== Data lines ==
* BEGIN *

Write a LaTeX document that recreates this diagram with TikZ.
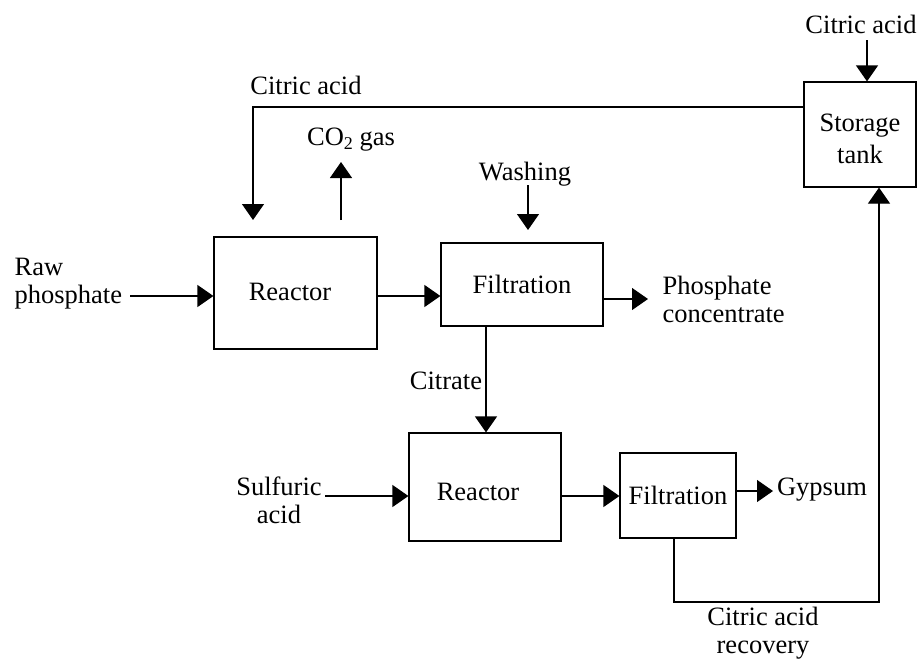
\documentclass[tikz,border=0pt]{standalone}
\usepackage{fontspec}
\setmainfont{Liberation Serif}
\usetikzlibrary{arrows.meta}
\begin{document}
\begin{tikzpicture}[x=1pt,y=-1pt, line width=1.2pt,
  arr/.style={-{Triangle[length=16pt,width=22pt]}},
  box/.style={draw, inner sep=0pt},
  every node/.style={font=\fontsize{26.5}{28}\selectfont, inner sep=0pt}]
\useasboundingbox (0,0) rectangle (920,659);
% boxes
\node[box, minimum width=163pt, minimum height=112pt] (r1) at (295.5,293) {};
\node at (290,292) {Reactor};
\node[box, minimum width=162pt, minimum height=83pt] (f1) at (522,284.5) {Filtration};
\node[box, minimum width=112pt, minimum height=105pt] (st) at (860,134.5) {};
\node[align=center] at (860,139) {Storage\\[4pt]tank};
\node[box, minimum width=152pt, minimum height=108pt] (r2) at (485,487) {};
\node at (478,492) {Reactor};
\node[box, minimum width=116pt, minimum height=85pt] (f2) at (678,495.5) {Filtration};
% labels
\node (lca) at (306,85) {Citric acid};
\node (lco) at (351,140) {CO\raisebox{-0.3ex}{\fontsize{18}{18}\selectfont 2} gas};
\node (lwa) at (525,174) {Washing};
\node[anchor=west, align=left] (lraw) at (14,284) {Raw\\phosphate};
\node[anchor=west, align=left] (lph) at (662,299) {Phosphate\\concentrate};
\node (lcit) at (446,381) {Citrate};
\node[align=center] (lsu) at (279,500) {Sulfuric\\acid};
\node (lgy) at (822,490) {Gypsum};
\node (ltop) at (861,24) {Citric acid};
\node[align=center] (lrec) at (763,633) {Citric acid\\recovery};
% free ends
\coordinate (ca) at (253,220);
\coordinate (co) at (341,162);
\coordinate (cot) at (341,220);
\coordinate (wa0) at (528,185);
\coordinate (wa1) at (528,230);
\coordinate (raw0) at (130,296);
\coordinate (ph) at (648,299);
\coordinate (su0) at (325,496);
\coordinate (gy) at (773,491);
\coordinate (top0) at (867,40);
% connectors
\draw[arr] (st.west |- 0,107) -- (253,107) -- (ca);
\draw[arr] (cot) -- (co);
\draw[arr] (wa0) -- (wa1);
\draw[arr] (raw0) -- (raw0 -| r1.west);
\draw[arr] (r1.east |- 0,296) -- (f1.west |- 0,296);
\draw[arr] (f1.east |- ph) -- (ph);
\draw[arr] (f1.south -| 486,0) -- (r2.north -| 486,0);
\draw[arr] (su0) -- (su0 -| r2.west);
\draw[arr] (r2.east |- 0,496) -- (f2.west |- 0,496);
\draw[arr] (f2.east |- gy) -- (gy);
\draw[arr] (top0) -- (st.north -| top0);
\draw[arr] (f2.south -| 674,0) -- (674,602) -- (879,602) -- (st.south -| 879,0);
\end{tikzpicture}
\end{document}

* END *

== Exercise description ==
Set the pictures aside and transcribe the data above exactly.

== Response to the exercise ==
Write a LaTeX document that recreates this diagram with TikZ.
\documentclass[tikz,border=0pt]{standalone}
\usepackage{fontspec}
\setmainfont{Liberation Serif}
\usetikzlibrary{arrows.meta}
\begin{document}
\begin{tikzpicture}[x=1pt,y=-1pt, line width=1.2pt,
  arr/.style={-{Triangle[length=16pt,width=22pt]}},
  box/.style={draw, inner sep=0pt},
  every node/.style={font=\fontsize{26.5}{28}\selectfont, inner sep=0pt}]
\useasboundingbox (0,0) rectangle (920,659);
% boxes
\node[box, minimum width=163pt, minimum height=112pt] (r1) at (295.5,293) {};
\node at (290,292) {Reactor};
\node[box, minimum width=162pt, minimum height=83pt] (f1) at (522,284.5) {Filtration};
\node[box, minimum width=112pt, minimum height=105pt] (st) at (860,134.5) {};
\node[align=center] at (860,139) {Storage\\[4pt]tank};
\node[box, minimum width=152pt, minimum height=108pt] (r2) at (485,487) {};
\node at (478,492) {Reactor};
\node[box, minimum width=116pt, minimum height=85pt] (f2) at (678,495.5) {Filtration};
% labels
\node (lca) at (306,85) {Citric acid};
\node (lco) at (351,140) {CO\raisebox{-0.3ex}{\fontsize{18}{18}\selectfont 2} gas};
\node (lwa) at (525,174) {Washing};
\node[anchor=west, align=left] (lraw) at (14,284) {Raw\\phosphate};
\node[anchor=west, align=left] (lph) at (662,299) {Phosphate\\concentrate};
\node (lcit) at (446,381) {Citrate};
\node[align=center] (lsu) at (279,500) {Sulfuric\\acid};
\node (lgy) at (822,490) {Gypsum};
\node (ltop) at (861,24) {Citric acid};
\node[align=center] (lrec) at (763,633) {Citric acid\\recovery};
% free ends
\coordinate (ca) at (253,220);
\coordinate (co) at (341,162);
\coordinate (cot) at (341,220);
\coordinate (wa0) at (528,185);
\coordinate (wa1) at (528,230);
\coordinate (raw0) at (130,296);
\coordinate (ph) at (648,299);
\coordinate (su0) at (325,496);
\coordinate (gy) at (773,491);
\coordinate (top0) at (867,40);
% connectors
\draw[arr] (st.west |- 0,107) -- (253,107) -- (ca);
\draw[arr] (cot) -- (co);
\draw[arr] (wa0) -- (wa1);
\draw[arr] (raw0) -- (raw0 -| r1.west);
\draw[arr] (r1.east |- 0,296) -- (f1.west |- 0,296);
\draw[arr] (f1.east |- ph) -- (ph);
\draw[arr] (f1.south -| 486,0) -- (r2.north -| 486,0);
\draw[arr] (su0) -- (su0 -| r2.west);
\draw[arr] (r2.east |- 0,496) -- (f2.west |- 0,496);
\draw[arr] (f2.east |- gy) -- (gy);
\draw[arr] (top0) -- (st.north -| top0);
\draw[arr] (f2.south -| 674,0) -- (674,602) -- (879,602) -- (st.south -| 879,0);
\end{tikzpicture}
\end{document}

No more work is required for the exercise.